__RECORDS PROVIDED__:
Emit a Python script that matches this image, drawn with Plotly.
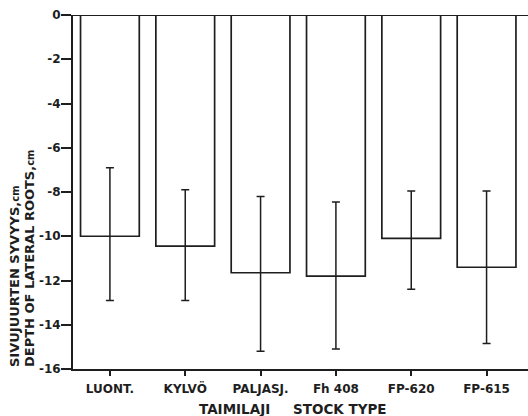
import plotly.graph_objects as go

# Stock types and depth of lateral roots (cm, negative = below surface)
stock_types = ["LUONT.", "KYLVÖ", "PALJASJ.", "Fh 408", "FP-620", "FP-615"]
mean_depth = [-10.0, -10.45, -11.65, -11.8, -10.1, -11.4]
range_top = [-6.9, -7.9, -8.2, -8.45, -7.95, -7.95]
range_bottom = [-12.9, -12.9, -15.2, -15.1, -12.4, -14.85]

y_tick_vals = [0, -2, -4, -6, -8, -10, -12, -14, -16]
y_tick_text = ["0", "-2", "-4", "-6", "-8", "-10", "-12", "-14", "-16"]

INK = "#1e1e1e"
FONT = "DejaVu Sans"

err_plus = [t - m for t, m in zip(range_top, mean_depth)]
err_minus = [m - b for m, b in zip(mean_depth, range_bottom)]
x_idx = list(range(len(stock_types)))

fig = go.Figure()
fig.add_trace(go.Bar(
    x=x_idx,
    y=mean_depth,
    width=0.78,
    marker=dict(color="white", line=dict(color=INK, width=1.7)),
    error_y=dict(type="data", symmetric=False, array=err_plus,
                 arrayminus=err_minus, color=INK, thickness=1.5, width=4),
    showlegend=False,
))

# surface line at depth 0
fig.add_shape(type="line", xref="paper", yref="y", x0=0, x1=1, y0=0, y1=0,
              line=dict(color=INK, width=1.8), layer="above")

title_font = dict(family=FONT, size=13, weight="bold", color=INK)
xtitle_font = dict(family=FONT, size=13.5, weight="bold", color=INK)

fig.update_layout(
    width=528, height=416,
    margin=dict(l=73, r=0, t=15, b=47),
    paper_bgcolor="white", plot_bgcolor="white",
    font=dict(family=FONT, color=INK),
    xaxis=dict(
        range=[-0.49, 5.55],
        tickmode="array", tickvals=x_idx, ticktext=stock_types,
        ticks="outside", ticklen=5, tickwidth=1.5, tickcolor=INK,
        ticklabelstandoff=3,
        tickfont=dict(family=FONT, size=12, weight="bold", color=INK),
        showline=True, linecolor=INK, linewidth=1.8,
        showgrid=False, zeroline=False,
    ),
    yaxis=dict(
        range=[-16, 0],
        tickmode="array", tickvals=y_tick_vals, ticktext=y_tick_text,
        ticks="outside", ticklen=10, tickwidth=1.5, tickcolor=INK,
        ticklabelstandoff=-2,
        tickfont=dict(family=FONT, size=12, weight="bold", color=INK),
        showline=True, linecolor=INK, linewidth=1.8,
        showgrid=False, zeroline=False,
    ),
    annotations=[
        dict(text="SIVUJUURTEN SYVYYS,<span style='font-size:10px'>cm</span>",
             xref="paper", yref="y", x=0, y=-16, xshift=-59,
             xanchor="center", yanchor="bottom", textangle=-90, showarrow=False,
             font=title_font),
        dict(text="DEPTH OF LATERAL ROOTS,<span style='font-size:10px'>cm</span>",
             xref="paper", yref="y", x=0, y=-16, xshift=-44,
             xanchor="center", yanchor="bottom", textangle=-90, showarrow=False,
             font=title_font),
        dict(text="TAIMILAJI",
             xref="paper", yref="paper", x=0.354, y=0, yshift=-40,
             xanchor="center", yanchor="middle", showarrow=False,
             font=xtitle_font),
        dict(text="STOCK TYPE",
             xref="paper", yref="paper", x=0.587, y=0, yshift=-40,
             xanchor="center", yanchor="middle", showarrow=False,
             font=xtitle_font),
    ],
)

fig.write_html("out.html")
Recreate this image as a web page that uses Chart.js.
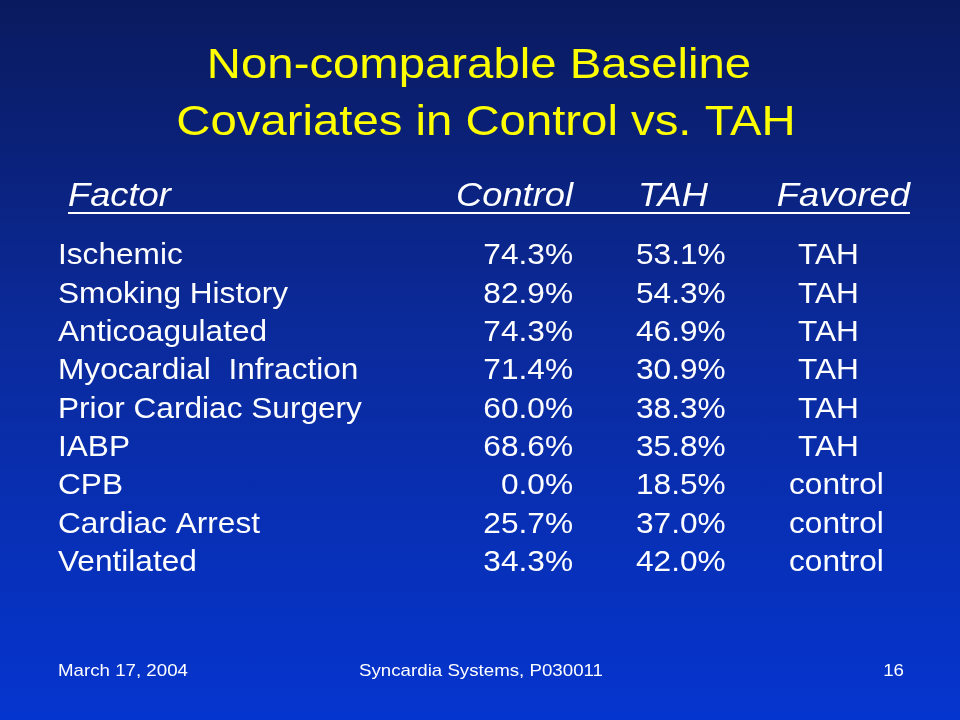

__AIM__:
Pull out every line of the records above that contains the word "image".

__TASK ANSWER__:
Emit a Python script that matches this image, drawn with Plotly.
Recreate this image as a web page that uses Chart.js.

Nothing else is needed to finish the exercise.